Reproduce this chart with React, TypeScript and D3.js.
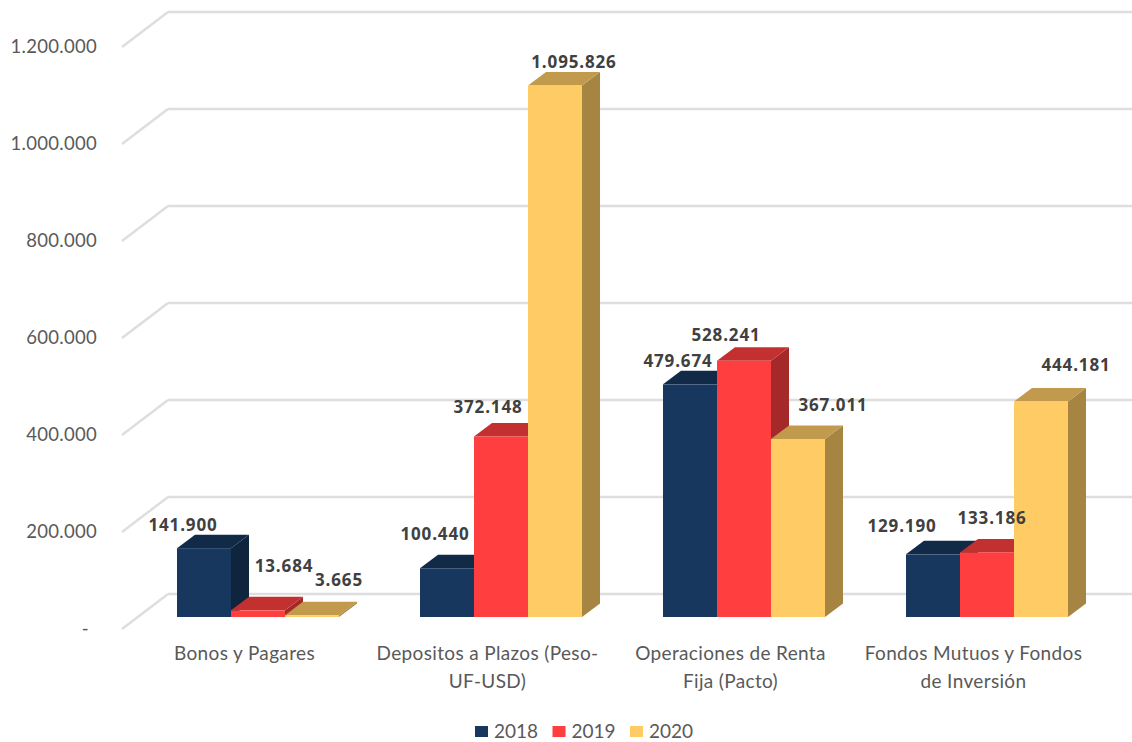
import * as d3 from "d3";

const categories = ["Bonos y Pagares", "Depositos a Plazos (Peso-UF-USD)", "Operaciones de Renta Fija (Pacto)", "Fondos Mutuos y Fondos de Inversión"];
const categoryLines = [["Bonos y Pagares"], ["Depositos a Plazos (Peso-", "UF-USD)"], ["Operaciones de Renta", "Fija (Pacto)"], ["Fondos Mutuos y Fondos", "de Inversión"]];
const years = ["2018", "2019", "2020"];
const values2018 = [141900, 100440, 479674, 129190];
const values2019 = [13684, 372148, 528241, 133186];
const values2020 = [3665, 1095826, 367011, 444181];
const seriesValues = [values2018, values2019, values2020];
const colors = ["#17375E", "#FF3F3F", "#FFCB65"];

// hand placed label nudges, [dx, dy] from the centre top of each bar
const labelNudge = [
  [[-21, -17], [26, -38], [27, -29]],
  [[-12, -28], [-13, -24], [19, -18]],
  [[-12, -17], [-18, -20], [35, -28]],
  [[-31, -22], [5, -28], [35, -31]],
];

const width = 1132;
const height = 742;
const depth = { x: 18, y: 13.5 };
const wall = { x: 46, y: 35 };
const backShift = { x: 0, y: -23 };

const x0 = d3.scaleBand<string>().domain(categories).range([136.5, 1108.5]);
const x1 = d3.scaleBand<string>().domain(years).range([0, x0.bandwidth()]).paddingInner(0).paddingOuter(0.75);
const y = d3.scaleLinear().domain([0, 1200000]).range([617, 35]);
const yTicks = y.ticks(6);
const fmt = d3.formatLocale({ decimal: ",", thousands: ".", grouping: [3], currency: ["$", ""] }).format(",d");

const shade = (c: string, k: number) => {
  const r = d3.rgb(c);
  return d3.rgb(r.r * k, r.g * k, r.b * k).formatHex();
};

const labelFont = "Lato, 'Open Sans', sans-serif";

export default function App() {
  const wallX = 168;
  return (
    <svg width={width} height={height} style={{ position: "absolute", left: 0, top: 0, background: "#fff" }}>
      {yTicks.map((t) => {
        const gy = y(t) + backShift.y;
        return (
          <g key={t} stroke="#DEDEDE" strokeWidth={2.5} fill="none">
            <line x1={wallX} x2={width} y1={gy} y2={gy} />
            <line x1={wallX} x2={wallX - wall.x} y1={gy} y2={gy + wall.y} />
          </g>
        );
      })}
      {yTicks.map((t) => (
        <text
          key={t}
          x={t === 0 ? 89 : 97}
          y={y(t) + backShift.y + wall.y}
          dy="0.35em"
          textAnchor="end"
          fontFamily={labelFont}
          fontSize={18.5}
          letterSpacing={0.3}
          fill="#595959"
        >
          {t === 0 ? "-" : fmt(t)}
        </text>
      ))}

      {categories.map((c, ci) =>
        years.map((yr, si) => {
          const v = seriesValues[si][ci];
          const bx = x0(c)! + x1(yr)!;
          const bw = x1.bandwidth();
          const top = y(v);
          const base = y(0);
          const col = colors[si];
          const topPath = d3.path();
          topPath.moveTo(bx, top);
          topPath.lineTo(bx + depth.x, top - depth.y);
          topPath.lineTo(bx + bw + depth.x, top - depth.y);
          topPath.lineTo(bx + bw, top);
          topPath.closePath();
          const sidePath = d3.path();
          sidePath.moveTo(bx + bw, top);
          sidePath.lineTo(bx + bw + depth.x, top - depth.y);
          sidePath.lineTo(bx + bw + depth.x, base - depth.y);
          sidePath.lineTo(bx + bw, base);
          sidePath.closePath();
          return (
            <g key={c + yr}>
              <path d={sidePath.toString()} fill={shade(col, 0.65)} />
              <path d={topPath.toString()} fill={shade(col, 0.76)} />
              <rect x={bx} y={top} width={bw} height={base - top} fill={col} />
            </g>
          );
        })
      )}

      {categories.map((c, ci) =>
        years.map((yr, si) => {
          const v = seriesValues[si][ci];
          const [dx, dy] = labelNudge[ci][si];
          return (
            <text
              key={c + yr}
              x={x0(c)! + x1(yr)! + x1.bandwidth() / 2 + dx}
              y={y(v) + dy}
              textAnchor="middle"
              fontFamily="'Open Sans', sans-serif"
              fontWeight={700}
              fontSize={17}
              letterSpacing={0.85}
              fill="#404040"
            >
              {fmt(v)}
            </text>
          );
        })
      )}

      {categories.map((c, ci) =>
        categoryLines[ci].map((line, li) => (
          <text
            key={line}
            x={x0(c)! + x0.bandwidth() / 2 - 13.5}
            y={660 + li * 28}
            textAnchor="middle"
            fontFamily={labelFont}
            fontSize={19}
            letterSpacing={0.35}
            fill="#595959"
          >
            {line}
          </text>
        ))
      )}

      {years.map((yr, i) => {
        const lx = 475 + i * 77.5;
        return (
          <g key={yr}>
            <rect x={lx} y={726} width={13} height={11} fill={colors[i]} />
            <text x={lx + 19} y={738} fontFamily={labelFont} fontSize={19} fill="#595959">
              {yr}
            </text>
          </g>
        );
      })}
    </svg>
  );
}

◆ **WHAT YOU ARE ASKED TO DO**:
Your task is to repeat the material above exactly, without its pictures.

◆ **PROBLEM SOLUTION**:
Reproduce this chart with React, TypeScript and D3.js.
import * as d3 from "d3";

const categories = ["Bonos y Pagares", "Depositos a Plazos (Peso-UF-USD)", "Operaciones de Renta Fija (Pacto)", "Fondos Mutuos y Fondos de Inversión"];
const categoryLines = [["Bonos y Pagares"], ["Depositos a Plazos (Peso-", "UF-USD)"], ["Operaciones de Renta", "Fija (Pacto)"], ["Fondos Mutuos y Fondos", "de Inversión"]];
const years = ["2018", "2019", "2020"];
const values2018 = [141900, 100440, 479674, 129190];
const values2019 = [13684, 372148, 528241, 133186];
const values2020 = [3665, 1095826, 367011, 444181];
const seriesValues = [values2018, values2019, values2020];
const colors = ["#17375E", "#FF3F3F", "#FFCB65"];

// hand placed label nudges, [dx, dy] from the centre top of each bar
const labelNudge = [
  [[-21, -17], [26, -38], [27, -29]],
  [[-12, -28], [-13, -24], [19, -18]],
  [[-12, -17], [-18, -20], [35, -28]],
  [[-31, -22], [5, -28], [35, -31]],
];

const width = 1132;
const height = 742;
const depth = { x: 18, y: 13.5 };
const wall = { x: 46, y: 35 };
const backShift = { x: 0, y: -23 };

const x0 = d3.scaleBand<string>().domain(categories).range([136.5, 1108.5]);
const x1 = d3.scaleBand<string>().domain(years).range([0, x0.bandwidth()]).paddingInner(0).paddingOuter(0.75);
const y = d3.scaleLinear().domain([0, 1200000]).range([617, 35]);
const yTicks = y.ticks(6);
const fmt = d3.formatLocale({ decimal: ",", thousands: ".", grouping: [3], currency: ["$", ""] }).format(",d");

const shade = (c: string, k: number) => {
  const r = d3.rgb(c);
  return d3.rgb(r.r * k, r.g * k, r.b * k).formatHex();
};

const labelFont = "Lato, 'Open Sans', sans-serif";

export default function App() {
  const wallX = 168;
  return (
    <svg width={width} height={height} style={{ position: "absolute", left: 0, top: 0, background: "#fff" }}>
      {yTicks.map((t) => {
        const gy = y(t) + backShift.y;
        return (
          <g key={t} stroke="#DEDEDE" strokeWidth={2.5} fill="none">
            <line x1={wallX} x2={width} y1={gy} y2={gy} />
            <line x1={wallX} x2={wallX - wall.x} y1={gy} y2={gy + wall.y} />
          </g>
        );
      })}
      {yTicks.map((t) => (
        <text
          key={t}
          x={t === 0 ? 89 : 97}
          y={y(t) + backShift.y + wall.y}
          dy="0.35em"
          textAnchor="end"
          fontFamily={labelFont}
          fontSize={18.5}
          letterSpacing={0.3}
          fill="#595959"
        >
          {t === 0 ? "-" : fmt(t)}
        </text>
      ))}

      {categories.map((c, ci) =>
        years.map((yr, si) => {
          const v = seriesValues[si][ci];
          const bx = x0(c)! + x1(yr)!;
          const bw = x1.bandwidth();
          const top = y(v);
          const base = y(0);
          const col = colors[si];
          const topPath = d3.path();
          topPath.moveTo(bx, top);
          topPath.lineTo(bx + depth.x, top - depth.y);
          topPath.lineTo(bx + bw + depth.x, top - depth.y);
          topPath.lineTo(bx + bw, top);
          topPath.closePath();
          const sidePath = d3.path();
          sidePath.moveTo(bx + bw, top);
          sidePath.lineTo(bx + bw + depth.x, top - depth.y);
          sidePath.lineTo(bx + bw + depth.x, base - depth.y);
          sidePath.lineTo(bx + bw, base);
          sidePath.closePath();
          return (
            <g key={c + yr}>
              <path d={sidePath.toString()} fill={shade(col, 0.65)} />
              <path d={topPath.toString()} fill={shade(col, 0.76)} />
              <rect x={bx} y={top} width={bw} height={base - top} fill={col} />
            </g>
          );
        })
      )}

      {categories.map((c, ci) =>
        years.map((yr, si) => {
          const v = seriesValues[si][ci];
          const [dx, dy] = labelNudge[ci][si];
          return (
            <text
              key={c + yr}
              x={x0(c)! + x1(yr)! + x1.bandwidth() / 2 + dx}
              y={y(v) + dy}
              textAnchor="middle"
              fontFamily="'Open Sans', sans-serif"
              fontWeight={700}
              fontSize={17}
              letterSpacing={0.85}
              fill="#404040"
            >
              {fmt(v)}
            </text>
          );
        })
      )}

      {categories.map((c, ci) =>
        categoryLines[ci].map((line, li) => (
          <text
            key={line}
            x={x0(c)! + x0.bandwidth() / 2 - 13.5}
            y={660 + li * 28}
            textAnchor="middle"
            fontFamily={labelFont}
            fontSize={19}
            letterSpacing={0.35}
            fill="#595959"
          >
            {line}
          </text>
        ))
      )}

      {years.map((yr, i) => {
        const lx = 475 + i * 77.5;
        return (
          <g key={yr}>
            <rect x={lx} y={726} width={13} height={11} fill={colors[i]} />
            <text x={lx + 19} y={738} fontFamily={labelFont} fontSize={19} fill="#595959">
              {yr}
            </text>
          </g>
        );
      })}
    </svg>
  );
}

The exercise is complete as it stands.